A resident receives food from a Ukrainian soldier on the eastern side of Bakhmut, Ukraine, on Friday, Jan. 6, 2023.
By MATTHEW MPOKE BIGG
Russian forces are ratcheting up pressure on the eastern Ukrainian city of Bakhmut, pouring in waves of fighters to break Ukraine’s resistance and targeting its supply lines in a bloody campaign aimed at securing Moscow’s first significant battlefield victory in months.
Eleven months after Moscow launched its full-scale invasion, Bakhmut and surrounding areas have become an epicenter of fighting, their importance growing as both sides have added forces to the battle. Russia and Ukraine are each believed to be preparing for larger offensives as warmer spring temperatures arrive, and as Kyiv’s Western allies try to rush armored vehicles and other heavy weapons to the front.
Russia has intensified its effort to capture Bakhmut — which it sees as key to President Vladimir Putin’s objective of seizing the entire Donbas area in the east — after months of bombardment beginning in the summer yielded little progress.
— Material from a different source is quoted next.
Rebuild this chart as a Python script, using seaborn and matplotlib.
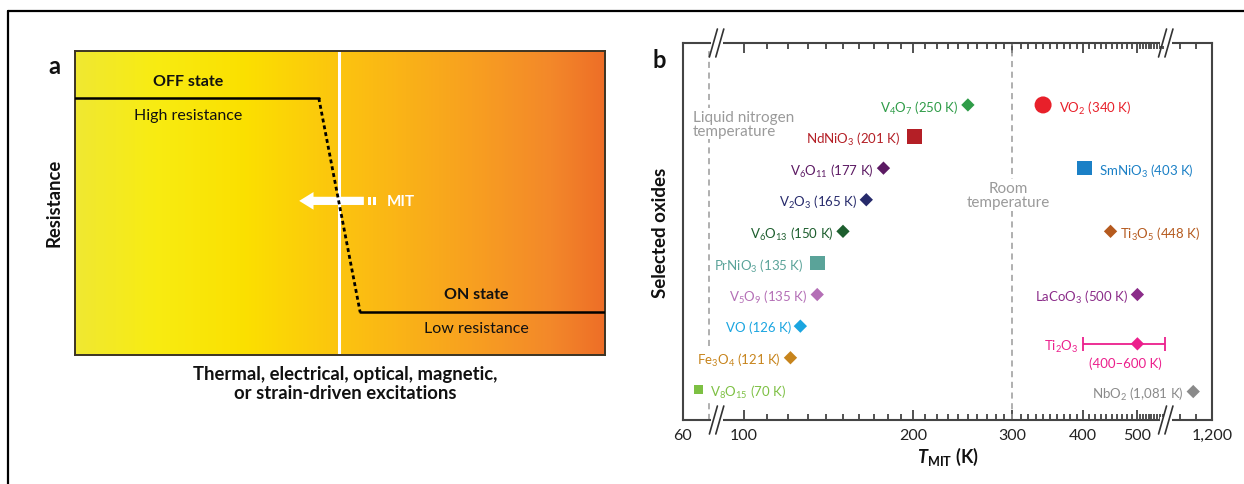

Civilians have streamed out of Bakhmut under Russian shelling, abandoning a city that before the war had a population of about 70,000, as the armies fought a series of battles in surrounding towns and villages that left heavy casualties on both sides.
Despite suffering setbacks elsewhere in eastern Ukraine and in the south, since last fall, Moscow’s troops edging toward Bakhmut from the east have gradually squeezed the city. This month, Russian forces took the salt mining town of Soledar, six miles to the northeast. They have also cut off a road running north toward the town of Siversk.
To the south, Ukrainian soldiers who recently left the front line said that a paved road that had been their main supply route into Bakhmut was now within range of Russian artillery and tanks, though still in Ukrainian hands. This leaves Ukraine relying on a road west to the town of Chasiv Yar, itself the target of frequent Russian attacks, and this road is harder to traverse.
In past battles in Donbas, Russia has aimed to encircle a city first, leaving Ukraine to decide whether to expend costly resources to defend it. Military experts said that while the outcome of the battle for Bakhmut remained unclear, and while Ukraine could still manage to send in reinforcements to stabilize their defense of the city, a similar pattern appeared to be at play in the current fighting.
Much of last year’s fighting around Bakhmut was spearheaded by Wagner, a Russian private military group that the United States last week designated as a transnational criminal organization. But analysts say that regular Russian forces are increasingly prominent around Bakhmut and Vuhledar, a town about 60 miles southwest that has been virtually obliterated by shelling.
“The situation is very tough,” President Volodymyr Zelenskyy of Ukraine said in his nightly address Monday after meeting with military leaders that focused on the fighting in Donetsk, one of two regions that make up Donbas.
“Bakhmut, Vuhledar and other areas in the Donetsk region are under constant Russian attacks,” Zelenskyy said. “There are constant attempts to break through our defense.”
Military analysts say that Ukrainian forces have been using their positions in and around Vuhledar to launch attacks on the region’s main railway hub in the occupied town of Volnovakha, less than 10 miles away, trying to weaken Russia’s resupply efforts. The Ukrainian head of the regional military administration, Pavlo Kyrylenko, said on the Telegram social media app Tuesday that there had been “intense fire” in Vuhledar and the surrounding area, without offering details.
The fighting around Bakhmut has intensified in recent days, Ivan Tymochko, a serviceman and chairman of the country’s council of reservists, said on Ukrainian television.
He said that Russian forces partly controlled the village of Sakko i Vantsetti, north of Bakhmut, and were attacking a sparkling wine factory on the eastern edge of the city and a meat processing plant, suggesting that they may be moving closer to the city. The battle lines are “constantly moving in one direction or another,” he said, adding that the situation around Vuhledar, a city about 65 miles southwest of Bakhmut, was under Kyiv’s control after heavy Russian losses.